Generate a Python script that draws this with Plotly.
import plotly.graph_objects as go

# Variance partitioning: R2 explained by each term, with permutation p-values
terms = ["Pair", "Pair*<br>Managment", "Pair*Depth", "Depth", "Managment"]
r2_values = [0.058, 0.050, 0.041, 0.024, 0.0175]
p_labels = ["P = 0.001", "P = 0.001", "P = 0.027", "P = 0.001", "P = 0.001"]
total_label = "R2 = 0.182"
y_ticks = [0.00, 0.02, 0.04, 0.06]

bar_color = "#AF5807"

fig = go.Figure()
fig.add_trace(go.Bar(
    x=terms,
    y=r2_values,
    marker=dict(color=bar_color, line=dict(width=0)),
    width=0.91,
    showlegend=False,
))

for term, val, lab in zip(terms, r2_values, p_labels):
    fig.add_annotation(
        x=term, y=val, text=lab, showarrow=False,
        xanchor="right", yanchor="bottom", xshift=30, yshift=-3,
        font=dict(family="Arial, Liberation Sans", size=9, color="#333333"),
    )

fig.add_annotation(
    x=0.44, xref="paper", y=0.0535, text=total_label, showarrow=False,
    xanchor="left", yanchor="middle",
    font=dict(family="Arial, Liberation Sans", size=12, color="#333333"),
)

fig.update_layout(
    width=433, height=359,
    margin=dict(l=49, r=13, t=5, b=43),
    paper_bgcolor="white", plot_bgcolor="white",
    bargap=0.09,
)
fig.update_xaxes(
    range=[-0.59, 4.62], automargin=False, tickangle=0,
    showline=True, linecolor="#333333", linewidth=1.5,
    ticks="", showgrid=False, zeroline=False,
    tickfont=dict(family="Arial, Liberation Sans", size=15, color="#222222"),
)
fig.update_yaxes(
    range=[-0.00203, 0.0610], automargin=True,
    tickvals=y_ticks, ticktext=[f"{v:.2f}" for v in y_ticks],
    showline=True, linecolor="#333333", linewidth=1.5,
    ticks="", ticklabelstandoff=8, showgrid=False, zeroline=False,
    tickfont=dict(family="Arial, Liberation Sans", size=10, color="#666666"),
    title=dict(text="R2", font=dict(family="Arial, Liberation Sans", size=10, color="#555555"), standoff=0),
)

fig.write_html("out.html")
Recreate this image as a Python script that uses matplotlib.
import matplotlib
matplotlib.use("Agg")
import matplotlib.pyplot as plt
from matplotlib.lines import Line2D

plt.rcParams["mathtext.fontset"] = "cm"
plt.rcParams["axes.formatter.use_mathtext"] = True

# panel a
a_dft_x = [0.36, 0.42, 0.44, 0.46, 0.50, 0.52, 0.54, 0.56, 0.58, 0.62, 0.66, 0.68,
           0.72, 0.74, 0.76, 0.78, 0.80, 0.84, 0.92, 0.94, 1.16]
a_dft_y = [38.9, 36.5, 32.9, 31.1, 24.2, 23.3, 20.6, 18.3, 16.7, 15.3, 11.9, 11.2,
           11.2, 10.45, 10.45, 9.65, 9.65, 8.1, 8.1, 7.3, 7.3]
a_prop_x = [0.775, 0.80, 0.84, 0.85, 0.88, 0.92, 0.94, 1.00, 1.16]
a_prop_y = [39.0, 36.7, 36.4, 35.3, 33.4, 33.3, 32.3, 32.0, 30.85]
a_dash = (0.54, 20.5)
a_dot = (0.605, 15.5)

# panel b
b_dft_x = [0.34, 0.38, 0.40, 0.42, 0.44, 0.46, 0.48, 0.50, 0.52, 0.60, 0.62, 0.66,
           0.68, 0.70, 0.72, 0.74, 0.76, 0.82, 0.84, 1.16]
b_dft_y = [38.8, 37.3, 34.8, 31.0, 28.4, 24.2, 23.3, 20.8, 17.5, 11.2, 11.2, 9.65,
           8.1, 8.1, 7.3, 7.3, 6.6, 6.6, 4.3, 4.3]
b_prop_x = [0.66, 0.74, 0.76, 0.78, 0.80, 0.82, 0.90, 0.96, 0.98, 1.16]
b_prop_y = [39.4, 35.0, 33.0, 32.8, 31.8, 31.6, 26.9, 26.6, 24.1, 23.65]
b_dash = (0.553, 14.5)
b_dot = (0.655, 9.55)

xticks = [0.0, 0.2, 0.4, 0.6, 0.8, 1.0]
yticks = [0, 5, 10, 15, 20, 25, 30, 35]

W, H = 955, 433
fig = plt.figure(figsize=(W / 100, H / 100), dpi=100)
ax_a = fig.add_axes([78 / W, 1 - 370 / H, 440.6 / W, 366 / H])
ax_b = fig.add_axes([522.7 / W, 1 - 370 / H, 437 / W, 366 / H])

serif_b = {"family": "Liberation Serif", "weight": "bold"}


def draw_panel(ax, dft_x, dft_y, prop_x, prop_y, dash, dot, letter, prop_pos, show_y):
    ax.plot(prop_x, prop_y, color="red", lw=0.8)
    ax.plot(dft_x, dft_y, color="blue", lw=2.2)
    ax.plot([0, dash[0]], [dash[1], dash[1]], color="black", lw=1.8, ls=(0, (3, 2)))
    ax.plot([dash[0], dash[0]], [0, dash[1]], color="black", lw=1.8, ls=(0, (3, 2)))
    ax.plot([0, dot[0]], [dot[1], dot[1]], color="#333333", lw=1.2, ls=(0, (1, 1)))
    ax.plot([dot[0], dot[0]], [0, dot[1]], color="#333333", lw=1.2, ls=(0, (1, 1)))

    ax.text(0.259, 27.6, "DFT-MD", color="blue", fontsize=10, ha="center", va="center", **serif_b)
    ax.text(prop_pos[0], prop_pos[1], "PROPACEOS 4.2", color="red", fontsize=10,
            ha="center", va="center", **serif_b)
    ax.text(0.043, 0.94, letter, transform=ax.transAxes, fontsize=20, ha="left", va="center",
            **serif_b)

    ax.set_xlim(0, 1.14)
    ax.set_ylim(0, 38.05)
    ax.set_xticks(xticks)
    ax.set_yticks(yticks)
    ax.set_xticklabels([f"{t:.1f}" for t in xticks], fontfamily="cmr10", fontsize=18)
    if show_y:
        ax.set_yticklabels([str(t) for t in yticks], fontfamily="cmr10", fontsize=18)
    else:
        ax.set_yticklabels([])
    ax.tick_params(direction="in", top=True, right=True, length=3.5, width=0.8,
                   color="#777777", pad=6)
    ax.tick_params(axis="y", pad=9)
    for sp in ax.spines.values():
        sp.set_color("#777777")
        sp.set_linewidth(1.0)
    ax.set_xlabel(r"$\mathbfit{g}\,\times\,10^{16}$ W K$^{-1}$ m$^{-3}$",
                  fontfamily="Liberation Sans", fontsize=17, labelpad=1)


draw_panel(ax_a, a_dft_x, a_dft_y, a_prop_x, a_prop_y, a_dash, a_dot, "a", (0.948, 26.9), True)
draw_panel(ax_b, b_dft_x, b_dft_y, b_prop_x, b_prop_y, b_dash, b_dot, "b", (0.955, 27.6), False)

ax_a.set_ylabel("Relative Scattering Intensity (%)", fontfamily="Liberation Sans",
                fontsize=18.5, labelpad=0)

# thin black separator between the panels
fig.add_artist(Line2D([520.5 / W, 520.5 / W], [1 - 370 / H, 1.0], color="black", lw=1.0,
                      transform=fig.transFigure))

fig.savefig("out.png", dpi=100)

________________________________________

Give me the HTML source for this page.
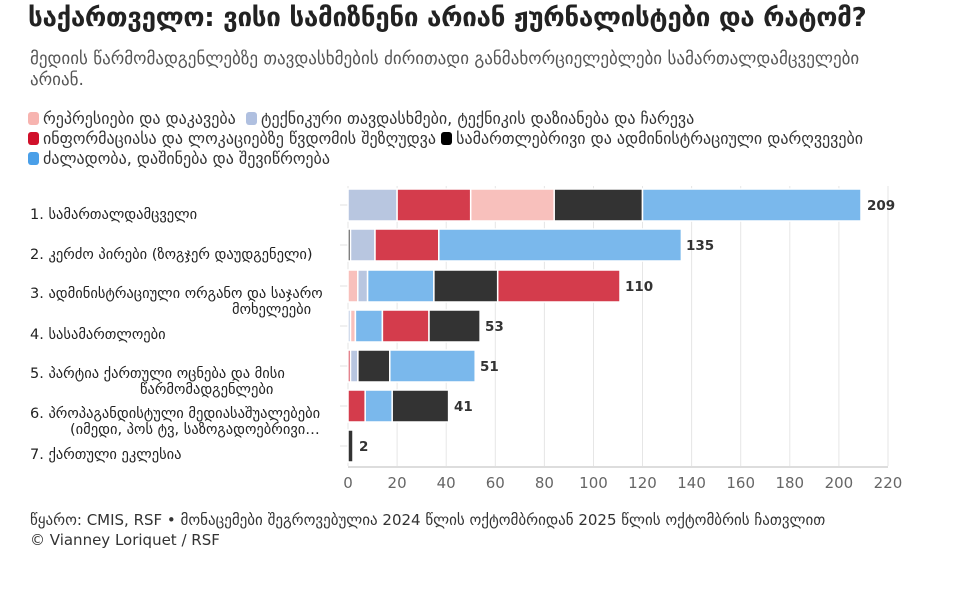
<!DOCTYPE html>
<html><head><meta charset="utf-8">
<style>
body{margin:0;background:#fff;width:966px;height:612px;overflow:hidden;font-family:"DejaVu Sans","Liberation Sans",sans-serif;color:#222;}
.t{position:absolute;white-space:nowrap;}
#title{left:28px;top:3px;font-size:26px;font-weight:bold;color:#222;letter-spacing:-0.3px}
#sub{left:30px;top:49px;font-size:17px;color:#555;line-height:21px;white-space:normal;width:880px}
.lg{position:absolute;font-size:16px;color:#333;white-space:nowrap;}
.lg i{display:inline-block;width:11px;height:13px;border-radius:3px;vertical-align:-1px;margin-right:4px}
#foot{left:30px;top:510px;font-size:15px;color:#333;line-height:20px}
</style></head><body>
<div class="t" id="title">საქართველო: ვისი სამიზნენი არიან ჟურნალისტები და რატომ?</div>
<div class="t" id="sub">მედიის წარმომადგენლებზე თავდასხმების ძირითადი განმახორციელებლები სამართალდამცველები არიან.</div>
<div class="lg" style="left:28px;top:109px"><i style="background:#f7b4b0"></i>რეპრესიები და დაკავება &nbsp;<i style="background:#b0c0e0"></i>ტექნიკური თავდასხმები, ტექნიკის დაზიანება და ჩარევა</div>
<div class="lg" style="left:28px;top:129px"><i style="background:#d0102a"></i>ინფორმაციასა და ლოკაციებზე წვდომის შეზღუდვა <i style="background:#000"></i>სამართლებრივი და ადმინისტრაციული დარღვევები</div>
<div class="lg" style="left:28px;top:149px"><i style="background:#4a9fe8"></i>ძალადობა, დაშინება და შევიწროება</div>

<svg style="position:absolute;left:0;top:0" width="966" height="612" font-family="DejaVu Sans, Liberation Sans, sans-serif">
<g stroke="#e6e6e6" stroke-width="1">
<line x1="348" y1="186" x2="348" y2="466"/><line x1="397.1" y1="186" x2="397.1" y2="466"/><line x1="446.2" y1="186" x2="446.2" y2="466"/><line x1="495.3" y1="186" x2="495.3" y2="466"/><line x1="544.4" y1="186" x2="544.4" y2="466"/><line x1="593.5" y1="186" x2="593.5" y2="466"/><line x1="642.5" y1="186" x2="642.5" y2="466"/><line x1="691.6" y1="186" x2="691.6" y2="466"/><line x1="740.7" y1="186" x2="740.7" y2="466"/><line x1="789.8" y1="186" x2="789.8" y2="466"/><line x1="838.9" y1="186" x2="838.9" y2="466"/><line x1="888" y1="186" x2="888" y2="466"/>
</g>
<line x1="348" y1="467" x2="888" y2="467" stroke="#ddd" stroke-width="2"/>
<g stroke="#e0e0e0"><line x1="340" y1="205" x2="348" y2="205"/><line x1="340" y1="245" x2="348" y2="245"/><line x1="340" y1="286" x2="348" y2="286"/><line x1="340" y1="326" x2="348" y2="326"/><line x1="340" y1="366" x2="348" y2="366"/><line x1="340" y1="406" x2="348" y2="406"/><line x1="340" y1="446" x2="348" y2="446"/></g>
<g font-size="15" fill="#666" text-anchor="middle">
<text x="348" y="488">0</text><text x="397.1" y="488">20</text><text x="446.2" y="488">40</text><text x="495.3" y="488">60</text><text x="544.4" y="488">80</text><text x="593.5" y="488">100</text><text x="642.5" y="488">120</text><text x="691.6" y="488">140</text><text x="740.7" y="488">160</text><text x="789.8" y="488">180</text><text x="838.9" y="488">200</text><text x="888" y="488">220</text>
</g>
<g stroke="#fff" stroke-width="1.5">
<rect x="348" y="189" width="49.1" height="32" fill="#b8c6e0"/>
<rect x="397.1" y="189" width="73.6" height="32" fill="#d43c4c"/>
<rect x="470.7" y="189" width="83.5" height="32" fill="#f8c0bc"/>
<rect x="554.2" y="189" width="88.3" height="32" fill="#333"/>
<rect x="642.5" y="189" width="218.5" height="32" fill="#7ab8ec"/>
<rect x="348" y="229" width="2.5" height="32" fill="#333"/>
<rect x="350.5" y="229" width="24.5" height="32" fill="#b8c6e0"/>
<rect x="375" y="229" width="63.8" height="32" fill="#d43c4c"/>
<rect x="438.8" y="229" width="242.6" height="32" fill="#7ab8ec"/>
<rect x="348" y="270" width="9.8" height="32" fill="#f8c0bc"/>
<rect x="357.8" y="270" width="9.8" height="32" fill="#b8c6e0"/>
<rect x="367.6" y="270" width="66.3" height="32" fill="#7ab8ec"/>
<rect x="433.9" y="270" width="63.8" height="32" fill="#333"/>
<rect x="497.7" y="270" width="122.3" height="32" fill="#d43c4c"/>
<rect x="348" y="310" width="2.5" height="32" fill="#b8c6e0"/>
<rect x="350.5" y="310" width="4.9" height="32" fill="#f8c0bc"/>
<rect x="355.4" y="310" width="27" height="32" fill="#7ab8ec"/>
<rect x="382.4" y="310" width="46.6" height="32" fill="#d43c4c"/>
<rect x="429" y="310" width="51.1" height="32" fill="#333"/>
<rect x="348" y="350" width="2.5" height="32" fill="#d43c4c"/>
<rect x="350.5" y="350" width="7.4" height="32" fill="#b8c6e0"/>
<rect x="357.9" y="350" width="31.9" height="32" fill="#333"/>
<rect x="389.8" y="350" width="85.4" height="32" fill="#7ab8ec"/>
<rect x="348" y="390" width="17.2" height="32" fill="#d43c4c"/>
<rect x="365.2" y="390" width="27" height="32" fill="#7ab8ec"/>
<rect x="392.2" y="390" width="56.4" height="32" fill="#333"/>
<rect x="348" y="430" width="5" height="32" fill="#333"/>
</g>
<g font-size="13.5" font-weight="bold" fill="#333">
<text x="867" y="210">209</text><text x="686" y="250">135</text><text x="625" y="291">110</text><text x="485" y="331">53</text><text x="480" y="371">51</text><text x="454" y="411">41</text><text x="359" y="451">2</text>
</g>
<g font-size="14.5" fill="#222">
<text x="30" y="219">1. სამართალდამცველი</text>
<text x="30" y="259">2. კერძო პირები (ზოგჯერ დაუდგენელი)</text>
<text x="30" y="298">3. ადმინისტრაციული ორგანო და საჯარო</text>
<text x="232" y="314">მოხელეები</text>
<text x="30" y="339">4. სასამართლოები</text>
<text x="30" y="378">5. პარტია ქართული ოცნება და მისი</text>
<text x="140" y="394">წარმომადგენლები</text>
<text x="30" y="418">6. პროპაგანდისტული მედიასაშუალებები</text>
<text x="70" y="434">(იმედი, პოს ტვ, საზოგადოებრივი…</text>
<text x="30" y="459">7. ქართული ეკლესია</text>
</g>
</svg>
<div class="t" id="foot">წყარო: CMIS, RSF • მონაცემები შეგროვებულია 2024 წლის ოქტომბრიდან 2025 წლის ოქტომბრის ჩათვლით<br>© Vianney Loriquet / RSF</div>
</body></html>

________________________________________

Task statement
Reproduce exactly, and only, the lines from the one containing "Give me the HTML source for this page." through the one containing "დაშინება და შევიწროება</div>", including both; leave out any pictures.

Answer for the task
Give me the HTML source for this page.
<!DOCTYPE html>
<html><head><meta charset="utf-8">
<style>
body{margin:0;background:#fff;width:966px;height:612px;overflow:hidden;font-family:"DejaVu Sans","Liberation Sans",sans-serif;color:#222;}
.t{position:absolute;white-space:nowrap;}
#title{left:28px;top:3px;font-size:26px;font-weight:bold;color:#222;letter-spacing:-0.3px}
#sub{left:30px;top:49px;font-size:17px;color:#555;line-height:21px;white-space:normal;width:880px}
.lg{position:absolute;font-size:16px;color:#333;white-space:nowrap;}
.lg i{display:inline-block;width:11px;height:13px;border-radius:3px;vertical-align:-1px;margin-right:4px}
#foot{left:30px;top:510px;font-size:15px;color:#333;line-height:20px}
</style></head><body>
<div class="t" id="title">საქართველო: ვისი სამიზნენი არიან ჟურნალისტები და რატომ?</div>
<div class="t" id="sub">მედიის წარმომადგენლებზე თავდასხმების ძირითადი განმახორციელებლები სამართალდამცველები არიან.</div>
<div class="lg" style="left:28px;top:109px"><i style="background:#f7b4b0"></i>რეპრესიები და დაკავება &nbsp;<i style="background:#b0c0e0"></i>ტექნიკური თავდასხმები, ტექნიკის დაზიანება და ჩარევა</div>
<div class="lg" style="left:28px;top:129px"><i style="background:#d0102a"></i>ინფორმაციასა და ლოკაციებზე წვდომის შეზღუდვა <i style="background:#000"></i>სამართლებრივი და ადმინისტრაციული დარღვევები</div>
<div class="lg" style="left:28px;top:149px"><i style="background:#4a9fe8"></i>ძალადობა, დაშინება და შევიწროება</div>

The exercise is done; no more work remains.